%%

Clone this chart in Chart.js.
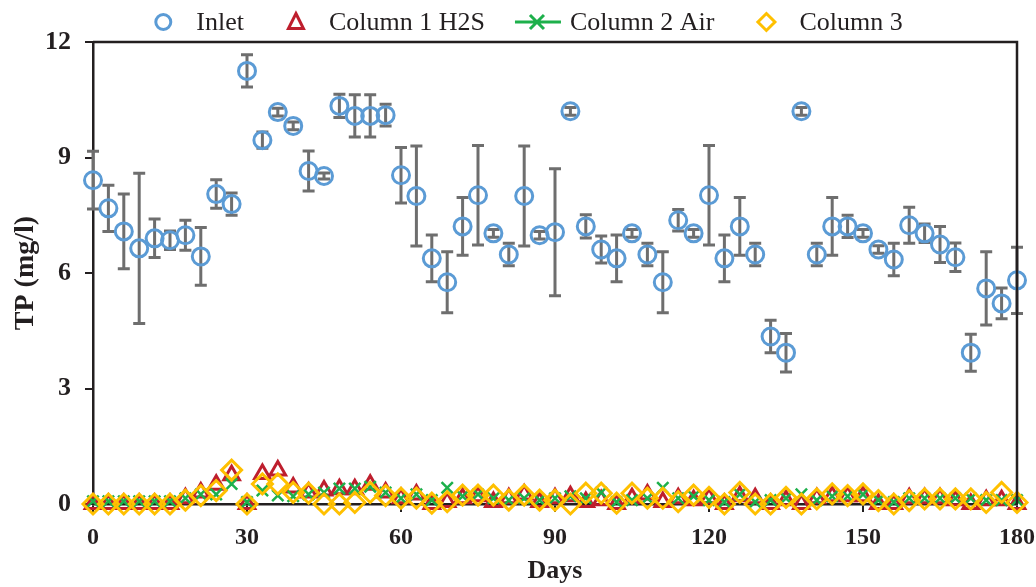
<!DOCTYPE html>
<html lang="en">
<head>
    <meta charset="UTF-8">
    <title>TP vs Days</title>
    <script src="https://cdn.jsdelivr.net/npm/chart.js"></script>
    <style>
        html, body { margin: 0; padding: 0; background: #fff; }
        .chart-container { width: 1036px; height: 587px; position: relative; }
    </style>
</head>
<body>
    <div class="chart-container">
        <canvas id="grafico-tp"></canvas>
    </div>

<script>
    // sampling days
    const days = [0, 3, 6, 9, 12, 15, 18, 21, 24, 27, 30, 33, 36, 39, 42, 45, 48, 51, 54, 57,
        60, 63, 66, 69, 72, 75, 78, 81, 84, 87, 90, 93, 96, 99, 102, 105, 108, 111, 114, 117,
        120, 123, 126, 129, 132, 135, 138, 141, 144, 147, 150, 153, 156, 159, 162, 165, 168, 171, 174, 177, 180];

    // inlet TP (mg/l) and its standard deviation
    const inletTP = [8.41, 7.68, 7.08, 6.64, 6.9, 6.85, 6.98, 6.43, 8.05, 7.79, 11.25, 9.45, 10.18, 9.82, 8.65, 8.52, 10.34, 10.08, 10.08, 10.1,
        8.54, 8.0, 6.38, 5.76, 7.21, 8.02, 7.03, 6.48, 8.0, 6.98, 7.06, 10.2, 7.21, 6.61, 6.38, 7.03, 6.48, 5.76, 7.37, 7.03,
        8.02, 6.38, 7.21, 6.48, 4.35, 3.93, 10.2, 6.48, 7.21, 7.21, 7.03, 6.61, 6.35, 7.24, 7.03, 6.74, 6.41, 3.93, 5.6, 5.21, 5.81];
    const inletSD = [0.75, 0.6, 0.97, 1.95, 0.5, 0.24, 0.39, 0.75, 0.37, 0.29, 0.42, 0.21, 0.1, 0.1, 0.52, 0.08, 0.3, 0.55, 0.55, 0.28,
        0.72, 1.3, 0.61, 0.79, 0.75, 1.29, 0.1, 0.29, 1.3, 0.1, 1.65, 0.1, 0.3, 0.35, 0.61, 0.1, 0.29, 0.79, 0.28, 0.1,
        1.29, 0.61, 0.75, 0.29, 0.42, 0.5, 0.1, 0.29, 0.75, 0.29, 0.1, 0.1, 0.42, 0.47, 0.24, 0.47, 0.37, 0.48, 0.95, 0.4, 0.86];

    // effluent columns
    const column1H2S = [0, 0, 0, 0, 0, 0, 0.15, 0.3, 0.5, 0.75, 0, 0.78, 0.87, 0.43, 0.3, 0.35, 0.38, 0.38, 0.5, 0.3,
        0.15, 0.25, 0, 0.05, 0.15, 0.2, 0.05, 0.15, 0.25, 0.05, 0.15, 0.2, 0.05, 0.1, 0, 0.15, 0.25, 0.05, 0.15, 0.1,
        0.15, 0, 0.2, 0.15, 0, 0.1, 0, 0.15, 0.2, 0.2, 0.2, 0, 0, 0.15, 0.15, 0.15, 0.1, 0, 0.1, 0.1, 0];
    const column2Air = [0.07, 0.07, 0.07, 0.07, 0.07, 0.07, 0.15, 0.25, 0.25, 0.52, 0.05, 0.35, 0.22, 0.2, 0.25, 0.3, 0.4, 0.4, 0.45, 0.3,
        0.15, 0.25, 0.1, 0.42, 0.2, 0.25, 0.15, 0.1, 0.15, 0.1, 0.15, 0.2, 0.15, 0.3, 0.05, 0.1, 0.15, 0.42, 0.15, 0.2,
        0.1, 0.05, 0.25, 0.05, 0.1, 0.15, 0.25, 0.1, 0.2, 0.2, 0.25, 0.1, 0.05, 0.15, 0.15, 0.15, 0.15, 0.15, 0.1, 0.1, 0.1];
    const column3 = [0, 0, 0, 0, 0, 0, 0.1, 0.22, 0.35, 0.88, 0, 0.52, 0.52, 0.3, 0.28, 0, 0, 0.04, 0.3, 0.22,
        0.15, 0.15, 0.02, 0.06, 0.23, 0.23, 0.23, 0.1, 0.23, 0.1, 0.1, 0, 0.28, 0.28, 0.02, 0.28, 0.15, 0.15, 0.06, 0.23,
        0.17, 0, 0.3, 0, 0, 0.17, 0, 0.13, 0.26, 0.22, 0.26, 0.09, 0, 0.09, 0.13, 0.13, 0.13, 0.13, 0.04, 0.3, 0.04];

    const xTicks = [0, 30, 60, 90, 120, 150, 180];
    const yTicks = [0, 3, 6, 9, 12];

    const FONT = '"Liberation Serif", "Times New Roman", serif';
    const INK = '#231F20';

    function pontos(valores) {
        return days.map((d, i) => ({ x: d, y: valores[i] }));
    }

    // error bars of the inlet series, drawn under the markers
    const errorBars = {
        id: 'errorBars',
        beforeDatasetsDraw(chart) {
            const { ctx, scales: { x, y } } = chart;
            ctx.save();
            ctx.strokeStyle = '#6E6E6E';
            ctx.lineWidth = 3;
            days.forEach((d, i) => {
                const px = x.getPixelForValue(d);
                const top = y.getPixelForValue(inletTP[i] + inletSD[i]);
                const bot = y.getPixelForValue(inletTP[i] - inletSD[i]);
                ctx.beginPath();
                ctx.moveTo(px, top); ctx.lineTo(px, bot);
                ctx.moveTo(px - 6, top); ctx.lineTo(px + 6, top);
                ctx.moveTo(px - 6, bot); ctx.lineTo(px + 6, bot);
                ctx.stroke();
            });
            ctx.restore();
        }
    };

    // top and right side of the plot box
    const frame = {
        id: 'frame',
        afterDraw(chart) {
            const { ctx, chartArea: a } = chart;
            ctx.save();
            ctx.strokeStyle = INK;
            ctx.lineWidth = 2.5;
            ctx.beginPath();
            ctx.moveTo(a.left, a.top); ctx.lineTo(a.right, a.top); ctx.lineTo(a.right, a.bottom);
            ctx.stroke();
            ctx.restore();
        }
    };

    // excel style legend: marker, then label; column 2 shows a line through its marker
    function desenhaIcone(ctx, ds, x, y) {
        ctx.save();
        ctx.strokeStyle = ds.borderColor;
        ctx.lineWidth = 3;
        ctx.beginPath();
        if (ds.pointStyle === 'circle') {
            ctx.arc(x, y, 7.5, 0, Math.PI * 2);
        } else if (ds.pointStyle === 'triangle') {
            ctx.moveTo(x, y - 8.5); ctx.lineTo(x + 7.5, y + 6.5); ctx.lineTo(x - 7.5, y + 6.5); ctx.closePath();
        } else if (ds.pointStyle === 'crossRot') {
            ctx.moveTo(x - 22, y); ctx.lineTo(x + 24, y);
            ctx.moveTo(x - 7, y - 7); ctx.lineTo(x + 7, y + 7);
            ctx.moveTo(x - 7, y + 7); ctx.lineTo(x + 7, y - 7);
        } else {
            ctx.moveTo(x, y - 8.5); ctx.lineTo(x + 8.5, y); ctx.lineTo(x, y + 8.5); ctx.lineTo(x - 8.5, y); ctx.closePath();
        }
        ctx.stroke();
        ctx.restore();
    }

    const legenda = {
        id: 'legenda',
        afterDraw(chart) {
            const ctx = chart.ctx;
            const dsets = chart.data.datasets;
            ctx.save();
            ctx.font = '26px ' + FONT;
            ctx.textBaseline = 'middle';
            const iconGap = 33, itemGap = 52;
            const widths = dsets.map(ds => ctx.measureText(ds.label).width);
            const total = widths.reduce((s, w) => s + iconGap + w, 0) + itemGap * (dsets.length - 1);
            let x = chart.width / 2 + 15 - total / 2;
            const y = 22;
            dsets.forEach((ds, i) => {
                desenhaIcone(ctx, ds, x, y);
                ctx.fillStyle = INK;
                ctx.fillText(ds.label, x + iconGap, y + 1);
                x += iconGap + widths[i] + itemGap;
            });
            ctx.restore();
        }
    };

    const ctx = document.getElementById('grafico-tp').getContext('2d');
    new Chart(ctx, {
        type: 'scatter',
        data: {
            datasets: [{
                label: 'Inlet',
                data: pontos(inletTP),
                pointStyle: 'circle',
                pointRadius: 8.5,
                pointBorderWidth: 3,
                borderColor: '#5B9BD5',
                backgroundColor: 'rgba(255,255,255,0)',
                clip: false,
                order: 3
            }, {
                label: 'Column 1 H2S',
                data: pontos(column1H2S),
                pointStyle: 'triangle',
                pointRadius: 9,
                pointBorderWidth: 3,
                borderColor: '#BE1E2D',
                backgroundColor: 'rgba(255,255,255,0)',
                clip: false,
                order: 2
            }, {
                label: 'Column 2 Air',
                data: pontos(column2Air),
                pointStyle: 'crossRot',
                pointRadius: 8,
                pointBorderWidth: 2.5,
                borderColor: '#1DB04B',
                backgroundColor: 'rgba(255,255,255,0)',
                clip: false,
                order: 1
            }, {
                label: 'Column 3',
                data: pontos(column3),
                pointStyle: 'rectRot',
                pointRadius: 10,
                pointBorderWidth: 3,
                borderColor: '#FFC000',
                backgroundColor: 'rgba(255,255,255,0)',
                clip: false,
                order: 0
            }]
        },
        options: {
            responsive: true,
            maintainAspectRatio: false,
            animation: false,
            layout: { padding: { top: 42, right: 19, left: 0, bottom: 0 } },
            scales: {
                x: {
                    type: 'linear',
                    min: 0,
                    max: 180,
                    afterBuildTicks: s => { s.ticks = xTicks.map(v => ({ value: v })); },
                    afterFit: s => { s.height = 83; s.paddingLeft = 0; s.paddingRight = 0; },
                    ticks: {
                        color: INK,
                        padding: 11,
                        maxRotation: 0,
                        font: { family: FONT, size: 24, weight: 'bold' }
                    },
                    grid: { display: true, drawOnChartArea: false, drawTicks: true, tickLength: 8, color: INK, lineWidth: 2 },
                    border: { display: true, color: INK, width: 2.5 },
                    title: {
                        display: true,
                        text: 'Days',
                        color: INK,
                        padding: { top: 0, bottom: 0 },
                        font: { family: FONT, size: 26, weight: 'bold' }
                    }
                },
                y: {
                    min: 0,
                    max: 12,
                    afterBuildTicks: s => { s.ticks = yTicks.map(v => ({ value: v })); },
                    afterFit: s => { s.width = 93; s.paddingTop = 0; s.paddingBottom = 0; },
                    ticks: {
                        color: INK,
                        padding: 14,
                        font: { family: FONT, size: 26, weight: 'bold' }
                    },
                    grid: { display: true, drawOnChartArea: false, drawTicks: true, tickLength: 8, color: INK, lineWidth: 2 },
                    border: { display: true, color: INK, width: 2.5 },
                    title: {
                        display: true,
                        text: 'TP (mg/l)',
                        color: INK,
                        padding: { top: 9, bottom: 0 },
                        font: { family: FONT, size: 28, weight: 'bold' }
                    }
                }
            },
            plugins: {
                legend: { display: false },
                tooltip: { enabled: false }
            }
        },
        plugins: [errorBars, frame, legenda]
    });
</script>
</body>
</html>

%%

• _Task goal_: Starting at the top of the listing above, please restate word for word each line up to and including the one that holds "0.95, 0.4, 0.86];", omitting every image.

• _Solution to this task_:
Clone this chart in Chart.js.
<!DOCTYPE html>
<html lang="en">
<head>
    <meta charset="UTF-8">
    <title>TP vs Days</title>
    <script src="https://cdn.jsdelivr.net/npm/chart.js"></script>
    <style>
        html, body { margin: 0; padding: 0; background: #fff; }
        .chart-container { width: 1036px; height: 587px; position: relative; }
    </style>
</head>
<body>
    <div class="chart-container">
        <canvas id="grafico-tp"></canvas>
    </div>

<script>
    // sampling days
    const days = [0, 3, 6, 9, 12, 15, 18, 21, 24, 27, 30, 33, 36, 39, 42, 45, 48, 51, 54, 57,
        60, 63, 66, 69, 72, 75, 78, 81, 84, 87, 90, 93, 96, 99, 102, 105, 108, 111, 114, 117,
        120, 123, 126, 129, 132, 135, 138, 141, 144, 147, 150, 153, 156, 159, 162, 165, 168, 171, 174, 177, 180];

    // inlet TP (mg/l) and its standard deviation
    const inletTP = [8.41, 7.68, 7.08, 6.64, 6.9, 6.85, 6.98, 6.43, 8.05, 7.79, 11.25, 9.45, 10.18, 9.82, 8.65, 8.52, 10.34, 10.08, 10.08, 10.1,
        8.54, 8.0, 6.38, 5.76, 7.21, 8.02, 7.03, 6.48, 8.0, 6.98, 7.06, 10.2, 7.21, 6.61, 6.38, 7.03, 6.48, 5.76, 7.37, 7.03,
        8.02, 6.38, 7.21, 6.48, 4.35, 3.93, 10.2, 6.48, 7.21, 7.21, 7.03, 6.61, 6.35, 7.24, 7.03, 6.74, 6.41, 3.93, 5.6, 5.21, 5.81];
    const inletSD = [0.75, 0.6, 0.97, 1.95, 0.5, 0.24, 0.39, 0.75, 0.37, 0.29, 0.42, 0.21, 0.1, 0.1, 0.52, 0.08, 0.3, 0.55, 0.55, 0.28,
        0.72, 1.3, 0.61, 0.79, 0.75, 1.29, 0.1, 0.29, 1.3, 0.1, 1.65, 0.1, 0.3, 0.35, 0.61, 0.1, 0.29, 0.79, 0.28, 0.1,
        1.29, 0.61, 0.75, 0.29, 0.42, 0.5, 0.1, 0.29, 0.75, 0.29, 0.1, 0.1, 0.42, 0.47, 0.24, 0.47, 0.37, 0.48, 0.95, 0.4, 0.86];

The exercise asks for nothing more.